India gave up non-alignment and joined the American bloc last week—a historical shift in the nation’s ideograph. As he signed the Logistics Agreement in Washington, Defence Minister Parrikar tried to give the impression that it was a routine matter. Routine protests came from the Congress and the CPI(M) politburo. It was routine news for the media, too. Yet, the implications of the policy switch are such that a whole new India may be in the making with a whole new set of problems, challenges and, yes, opportunities.
Non-alignment was an inspirational concept when it took centre stage in the 1950s. Colonialism had collapsed and several newly independent nations had emerged in Asia, Africa and Latin America. This “Third World” was confronted by the intense cold war then going on between the US-led and the Soviet Union-led blocs. That was when Jawaharlal Nehru, Gamal Abdel Nasser and Josip Tito came up with the idea of not aligning with either bloc. It enabled many new countries to stand on their own feet without becoming the followers of one or the targets of another.

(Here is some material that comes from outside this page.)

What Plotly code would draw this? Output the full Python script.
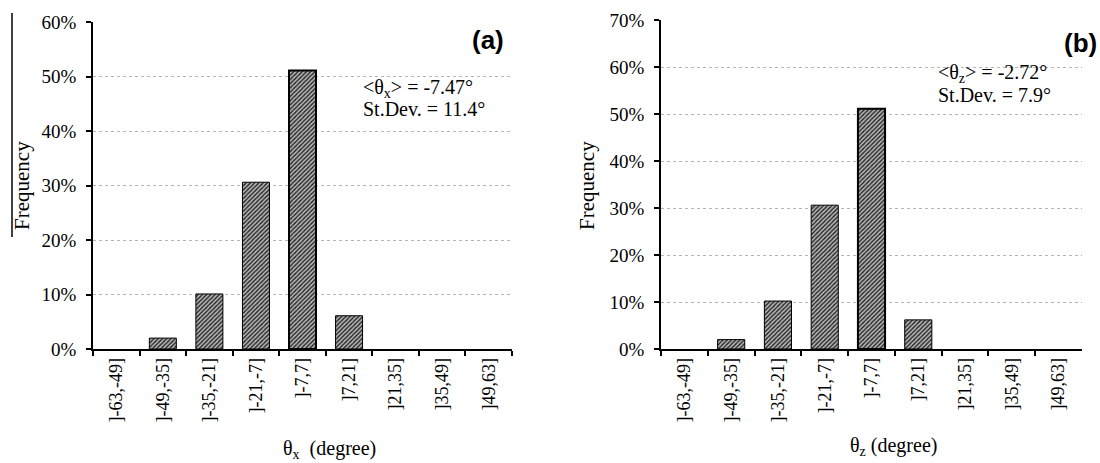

The non-alignment movement has been in limbo, a casualty of time. Nehru’s India changed, Nasser’s Egypt died and Tito’s Yugoslavia disappeared. The world is different with different economic compulsions, different threats, different aims. But some things don’t—and shouldn’t—change, such as the need for countries to keep good relations with other countries. A major power like India needs to develop its bilateral relations without letting shadows fall on its multilateral relations.

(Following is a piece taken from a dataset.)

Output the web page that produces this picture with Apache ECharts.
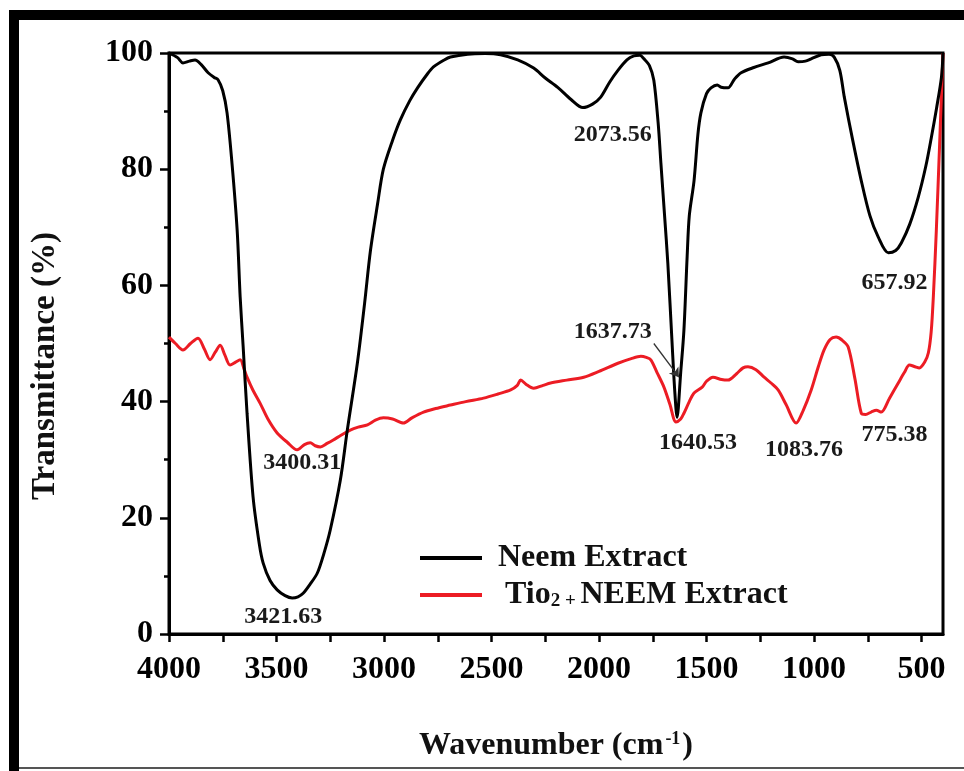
<!DOCTYPE html>
<html>
<head>
<meta charset="utf-8">
<script src="https://cdn.jsdelivr.net/npm/echarts@6/dist/echarts.min.js"></script>
<style>
html,body{margin:0;padding:0;background:#fff;}
#chart{width:964px;height:771px;}
</style>
</head>
<body>
<div id="chart"></div>
<script>
// ---- Data ----
const waveNeem = [4000,3960,3935,3905,3879,3850,3818,3790,3772,3750,3730,3707,3683,3669,3655,3637,3609,3580,3562,3530,3497,3460,3427,3400,3376,3345,3310,3280,3250,3203,3171,3124,3090,3063,3030,3003,2960,2924,2880,2844,2800,2770,2720,2691,2611,2530,2458,2378,2304,2250,2192,2130,2075,2030,1992,1950,1912,1870,1838,1810,1791,1765,1745,1725,1712,1695,1680,1660,1648,1637,1620,1605,1590,1580,1558,1540,1526,1500,1479,1450,1432,1400,1370,1339,1280,1213,1139,1100,1074,1040,1013,967,930,906,880,859,820,780,740,701,654,620,594,555,515,480,454,430,407,400];
const transNeem = [100,99.2,98.3,98.6,98.8,98.0,96.6,95.8,95.4,93.5,89.7,81,69.5,58,49.4,38,23.6,15.5,12.2,9.2,7.6,6.6,6.2,6.4,7,8.5,10.5,13.8,17.9,26.5,35,46.6,57,66,74,80,85,88.5,91.8,94,96.3,97.6,98.8,99.3,99.8,99.9,99.7,98.8,97.4,95.7,94.1,92,90.6,91.2,92.4,95,97,98.8,99.5,99.6,99,97.8,95.3,88,81,72,63.9,50,42,37.3,45,52.3,65,72,78,86,89.7,93,94,94.5,94.1,94,95.5,96.6,97.5,98.3,99.3,99,98.5,98.6,99,99.7,99.8,99.3,97,92.4,85,78,72,68.3,65.6,66,67.3,70.5,75.2,80.5,85.5,90.5,95.9,100];

const waveTio = [4000,3970,3935,3900,3865,3835,3809,3785,3762,3740,3716,3690,3669,3650,3637,3610,3576,3540,3497,3450,3404,3370,3343,3320,3296,3265,3236,3200,3157,3120,3077,3040,3003,2960,2910,2870,2816,2760,2691,2620,2537,2470,2411,2380,2364,2340,2304,2260,2225,2150,2071,2000,1912,1850,1805,1780,1759,1730,1698,1670,1642,1620,1605,1580,1558,1520,1500,1470,1430,1400,1360,1330,1307,1270,1232,1200,1167,1130,1083,1050,1013,980,953,925,897,870,841,810,780,760,734,710,687,650,608,580,556,530,510,485,468,455,445,431,415,400];
const transTio = [51.1,50,48.9,50,50.9,49,47.2,48.5,49.7,48,46.3,46.8,47.2,45.5,44.2,42,39.7,37,34.6,33,31.7,32.6,32.9,32.4,32.2,32.8,33.4,34.2,35.1,35.6,36,36.8,37.2,37,36.3,37.2,38.2,38.8,39.4,40,40.6,41.3,42,42.8,43.7,43,42.3,42.8,43.2,43.7,44.2,45.2,46.6,47.4,47.8,47.6,47.2,45,42.5,39.5,36.5,37,38,40,41.5,42.5,43.5,44.2,43.8,43.7,44.8,45.8,46,45.5,44.2,43.2,42,39.5,36.3,38.5,42,46,48.9,50.7,51.1,50.6,49.4,44,38,37.8,38.2,38.5,38.2,40.5,43.2,45,46.3,46,45.8,46.8,48.4,52,58,69.5,85,100];

const seriesNames = ['Neem Extract', 'Tio2 + NEEM Extract'];
const xTickLabels = [500,1000,1500,2000,2500,3000,3500,4000];
const xMinorTicks = [500,750,1000,1250,1500,1750,2000,2250,2500,2750,3000,3250,3500,3750,4000];

const peakText  = ['2073.56','657.92','1637.73','1640.53','1083.76','775.38','3400.31','3421.63'];
const peakWave  = [1936, 626, 1936, 1540, 1046, 626, 3380, 3469];
const peakTrans = [85.9, 60.4, 52.0, 32.9, 31.7, 34.3, 29.4, 2.9];

const arrowFrom = [1745, 50.0];
const arrowTo   = [1628, 44.2];

// ---- Chart ----
const FONT = '"Liberation Serif","Times New Roman",serif';
const chart = echarts.init(document.getElementById('chart'), null, {renderer: 'canvas'});

const zipPairs = (xs, ys) => xs.map((x, i) => [x, ys[i]]);

const option = {
  animation: false,
  backgroundColor: '#fff',
  grid: {left: 169, right: 21, top: 53, bottom: 137, show: true, borderColor: '#000', borderWidth: 3, containLabel: false},
  xAxis: {
    type: 'value', min: 400, max: 4000, inverse: true,
    axisLine: {show: true, lineStyle: {color: '#000', width: 3}},
    axisTick: {show: true, customValues: xMinorTicks, length: 8, lineStyle: {color: '#000', width: 2.5}},
    axisLabel: {customValues: xTickLabels, formatter: v => String(v), color: '#000', fontFamily: FONT, fontWeight: 'bold', fontSize: 32, margin: 20},
    splitLine: {show: false}
  },
  yAxis: {
    type: 'value', min: 0, max: 100, interval: 20,
    axisLine: {show: true, lineStyle: {color: '#000', width: 3}},
    axisTick: {show: true, length: 9, lineStyle: {color: '#000', width: 2.5}},
    minorTick: {show: true, splitNumber: 2, length: 5, lineStyle: {color: '#000', width: 2.5}},
    axisLabel: {formatter: v => String(v), color: '#000', fontFamily: FONT, fontWeight: 'bold', fontSize: 32, margin: 16},
    splitLine: {show: false}
  },
  legend: {
    data: seriesNames,
    orient: 'vertical', left: 415, top: 537,
    icon: 'rect', itemWidth: 62, itemHeight: 4, itemGap: 5,
    textStyle: {
      color: '#111', fontFamily: FONT, fontWeight: 'bold', fontSize: 32,
      rich: {
        n: {fontFamily: FONT, fontWeight: 'bold', fontSize: 32, color: '#111', padding: [0, 0, 0, 11]},
        t: {fontFamily: FONT, fontWeight: 'bold', fontSize: 32, color: '#111', padding: [0, 0, 0, 18]},
        s: {fontFamily: FONT, fontWeight: 'bold', fontSize: 19, color: '#111', verticalAlign: 'bottom', padding: [10, 0, 0, 0]},
        a: {fontFamily: FONT, fontWeight: 'bold', fontSize: 32, color: '#111'}
      }
    },
    formatter: function (name) {
      if (name === seriesNames[0]) return '{n|' + name + '}';
      return '{t|Tio}{s|2 + }{a|NEEM Extract}';
    }
  },
  series: [
    {
      name: seriesNames[1], type: 'line', data: zipPairs(waveTio, transTio),
      showSymbol: false, smooth: 0.3, z: 2,
      color: '#ec1c24',
      lineStyle: {color: '#ec1c24', width: 3}
    },
    {
      name: seriesNames[0], type: 'line', data: zipPairs(waveNeem, transNeem),
      showSymbol: false, smooth: 0.3, z: 3,
      color: '#000',
      lineStyle: {color: '#000', width: 3},
      markLine: {
        silent: true, animation: false,
        symbol: ['none', 'arrow'], symbolSize: 9,
        lineStyle: {color: '#333', width: 1.3, type: 'solid'},
        label: {show: false},
        data: [[{coord: arrowFrom}, {coord: arrowTo}]]
      }
    },
    {
      name: 'peaks', type: 'scatter', symbolSize: 0, z: 4,
      data: peakWave.map((x, i) => ({value: [x, peakTrans[i]], name: peakText[i]})),
      itemStyle: {opacity: 1},
      label: {
        show: true, position: 'inside', formatter: p => p.name, opacity: 1,
        color: '#1a1a1a', fontFamily: FONT, fontWeight: 'bold', fontSize: 24
      },
      emphasis: {disabled: true},
      silent: true
    }
  ],
  graphic: [
    {type: 'rect', shape: {x: 9, y: 10, width: 955, height: 10}, style: {fill: '#000'}, z: 100},
    {type: 'rect', shape: {x: 9, y: 10, width: 10, height: 761}, style: {fill: '#000'}, z: 100},
    {type: 'rect', shape: {x: 19, y: 767, width: 945, height: 2}, style: {fill: '#555'}, z: 100},
    {
      type: 'text', x: 45, y: 366, rotation: Math.PI / 2, z: 100,
      style: {text: 'Transmittance (%)', fill: '#111', fontFamily: FONT, fontWeight: 'bold', fontSize: 33,
              align: 'center', verticalAlign: 'middle', textAlign: 'center', textVerticalAlign: 'middle'}
    },
    {
      type: 'text', x: 556, y: 746, z: 100,
      style: {
        text: '{a|Wavenumber (cm}{s|-1}{a|)}', fill: '#111',
        align: 'center', verticalAlign: 'middle', textAlign: 'center', textVerticalAlign: 'middle',
        rich: {
          a: {fontFamily: FONT, fontWeight: 'bold', fontSize: 32, fill: '#111'},
          s: {fontFamily: FONT, fontWeight: 'bold', fontSize: 18, fill: '#111', verticalAlign: 'top', padding: [0, 2, 14, 2]}
        }
      }
    }
  ]
};
chart.setOption(option);
</script>
</body>
</html>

Parrikar said that there was no question of America setting up bases in India as a result of the Logistics Agreement. Why would America want to do such a foolish thing when the agreement makes all Indian military bases available to it? The thrust of the agreement was laid bare without inhibitions by American sources. Forbes magazine reported the impending pact with the headline: “China and Pakistan beware—this week India and US sign war pact.” US media in general projected the agreement as a key part of the Obama government’s strategy to contain China. One of the facts they brought to light was that 60 per cent of the US navy’s surface ships are to be deployed in the “Indo-Pacific” theatre. For air and
land deployment of forces, the US had to build massive bases in Iraq and Afghanistan from scratch. In eastern Asia now readymade bases and allied facilities will be available to them free. Voice of America reported a US General as saying: “We are completely integrated, with both the Indian army and our army working together down to platoon level.”

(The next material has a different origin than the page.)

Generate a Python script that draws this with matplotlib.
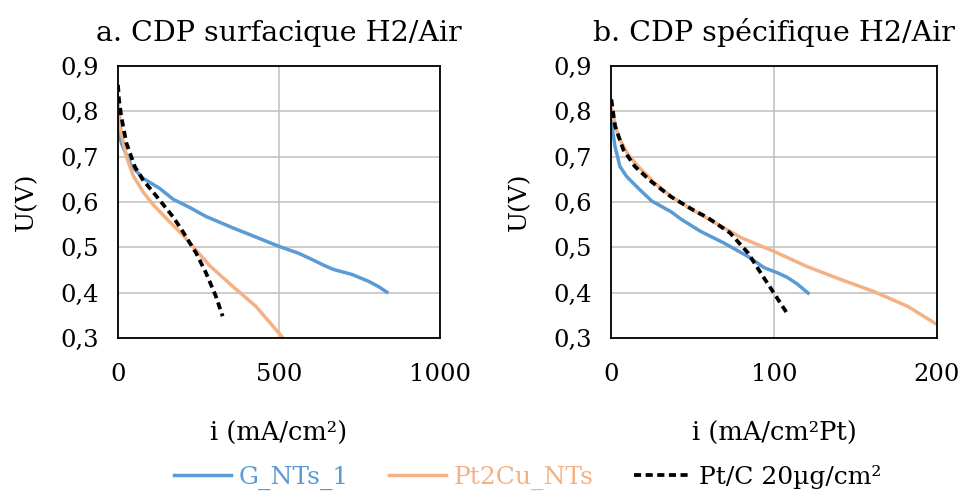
import matplotlib
matplotlib.use("Agg")
import matplotlib.pyplot as plt
from matplotlib.ticker import FuncFormatter
from matplotlib.lines import Line2D

plt.rcParams['font.family'] = ['DejaVu Serif']

# a. surfacique : i (mA/cm2), U (V)
g_a_i = [1, 5, 12, 21, 41, 78, 129, 171, 222, 273, 356, 430, 500, 560, 603, 640, 670, 727, 778, 810, 835]
g_a_u = [0.775, 0.745, 0.727, 0.712, 0.680, 0.652, 0.630, 0.606, 0.588, 0.568, 0.543, 0.522, 0.502,
         0.487, 0.473, 0.460, 0.451, 0.440, 0.425, 0.413, 0.401]
pc_a_i = [1, 3, 10, 26, 47, 78, 109, 155, 200, 232, 284, 356, 428, 479, 508]
pc_a_u = [0.815, 0.804, 0.752, 0.700, 0.658, 0.622, 0.594, 0.560, 0.528, 0.502, 0.460, 0.414, 0.370, 0.328, 0.304]
ref_a_i = [0, 3, 10, 26, 52, 78, 119, 171, 201, 242, 273, 304, 325]
ref_a_u = [0.858, 0.826, 0.789, 0.730, 0.678, 0.648, 0.613, 0.567, 0.535, 0.488, 0.444, 0.392, 0.348]

# b. specifique : i (mA/cm2 Pt), U (V)
g_b_i = [0.2, 2.5, 5.5, 9.6, 16.8, 25, 37, 43, 55, 69, 84, 94, 102, 108, 114, 121]
g_b_u = [0.776, 0.722, 0.678, 0.656, 0.630, 0.602, 0.578, 0.562, 0.535, 0.510, 0.480, 0.455, 0.444,
         0.434, 0.420, 0.399]
pc_b_i = [0.2, 4.5, 10.6, 16.8, 27, 37, 47, 61, 80, 100, 120, 141, 161, 182, 200]
pc_b_u = [0.806, 0.744, 0.704, 0.678, 0.641, 0.612, 0.589, 0.560, 0.521, 0.491, 0.458, 0.429, 0.403, 0.370, 0.330]
ref_b_i = [0.2, 2.5, 7.6, 14.7, 25, 37, 51, 59, 73, 84, 92, 100, 108]
ref_b_u = [0.826, 0.767, 0.715, 0.678, 0.644, 0.611, 0.581, 0.566, 0.532, 0.488, 0.443, 0.399, 0.355]

titles = ["a. CDP surfacique H2/Air", "b. CDP spécifique H2/Air"]
xlabels = ["i (mA/cm²)", "i (mA/cm²Pt)"]
xticks = [[0, 500, 1000], [0, 100, 200]]
labels = ["G_NTs_1", "Pt2Cu_NTs", "Pt/C 20µg/cm²"]

blue = '#5b9bd5'
orange = '#f4b183'
dash = (0, (1.9, 1.2))

fig = plt.figure(figsize=(9.64, 4.91), dpi=100)
ax1 = fig.add_axes([0.1224, 0.3116, 0.334, 0.5544])
ax2 = fig.add_axes([0.6338, 0.3116, 0.338, 0.5544])

data = [(g_a_i, g_a_u, pc_a_i, pc_a_u, ref_a_i, ref_a_u),
        (g_b_i, g_b_u, pc_b_i, pc_b_u, ref_b_i, ref_b_u)]

comma = FuncFormatter(lambda v, p: ('%.1f' % v).replace('.', ','))

for k, ax in enumerate([ax1, ax2]):
    gi, gu, pi, pu, ri, ru = data[k]
    ax.plot(gi, gu, color=blue, lw=2.5)
    ax.plot(pi, pu, color=orange, lw=2.5)
    ax.plot(ri, ru, color='black', lw=2.7, ls=dash)
    ax.set_xlim(xticks[k][0], xticks[k][-1])
    ax.set_ylim(0.3, 0.9)
    ax.set_xticks(xticks[k])
    ax.set_yticks([0.3, 0.4, 0.5, 0.6, 0.7, 0.8, 0.9])
    ax.yaxis.set_major_formatter(comma)
    ax.grid(True, color='#bfbfbf', lw=1.1)
    ax.set_axisbelow(True)
    ax.tick_params(length=0, labelsize=17.5)
    ax.tick_params(axis='x', pad=18)
    ax.tick_params(axis='y', pad=14)
    for s in ax.spines.values():
        s.set_linewidth(1.3)
        s.set_color('black')
    ax.set_title(titles[k], fontsize=20.5, pad=18)
    ax.set_xlabel(xlabels[k], fontsize=18.5, labelpad=25)
    ax.set_ylabel("U(V)", fontsize=18, labelpad=16)

handles = [Line2D([], [], color=blue, lw=2.5),
           Line2D([], [], color=orange, lw=2.5),
           Line2D([], [], color='black', lw=2.7, ls=dash)]
fig.legend(handles, labels, loc='center', bbox_to_anchor=(0.547, 0.027), ncol=3,
           frameon=False, fontsize=18, handlelength=2.3, columnspacing=1.6,
           handletextpad=0.3, labelcolor=[blue, orange, 'black'])

fig.savefig("out.png", dpi=100)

That kind of integration was something earlier governments had decided to avoid. Both A B Vajpayee and US-loving Manmohan Singh kept the Logistics and other “foundational” agreements with the US pending precisely to avoid becoming branded as America’s camp-followers in global strategy. With India becoming a facilitator of US strategy in Asia, it will be difficult for Delhi to sustain its familiar profile as a country that follows an independent foreign policy. American reports point to the state-of-the-art military technology India will now receive and say, no doubt to cheer up India, that such technology and armaments will “help India stand up to the emerging superpower, China”.
Will such an attitude be good for India? Even the technology-armament scenario is not going to make India self-dependent in the near future. Lockheed Martin has offered to shift its F-16 manufacturing to India. This sounds promising if it is going to create new jobs for Indians and contribute to the Make-In-India concept. But the US is a trader, not a philanthropist. India has
already signed a $3 billion deal for 15 Cherokee heavy-lift helicopters and 22 Apache attack choppers. This also signifies a historic shift from Russia, hitherto the principal supplier of military ware to India.
The ultimate question is whether it is in India’s interest to cut out Russia and to appear as an antagonist getting ready to confront China. India became a major international player by ensuring that it was not an appendix of any power group. India has the status and the experience to remain an influential power without alienating its neighbours. It is true that China has been less than friendly, having put all its eggs in a non-state basket like Pakistan. Does that mean that there is no scope for collaboration with China which badly needs India’s market? Leadership is the art of making friends without making enemies.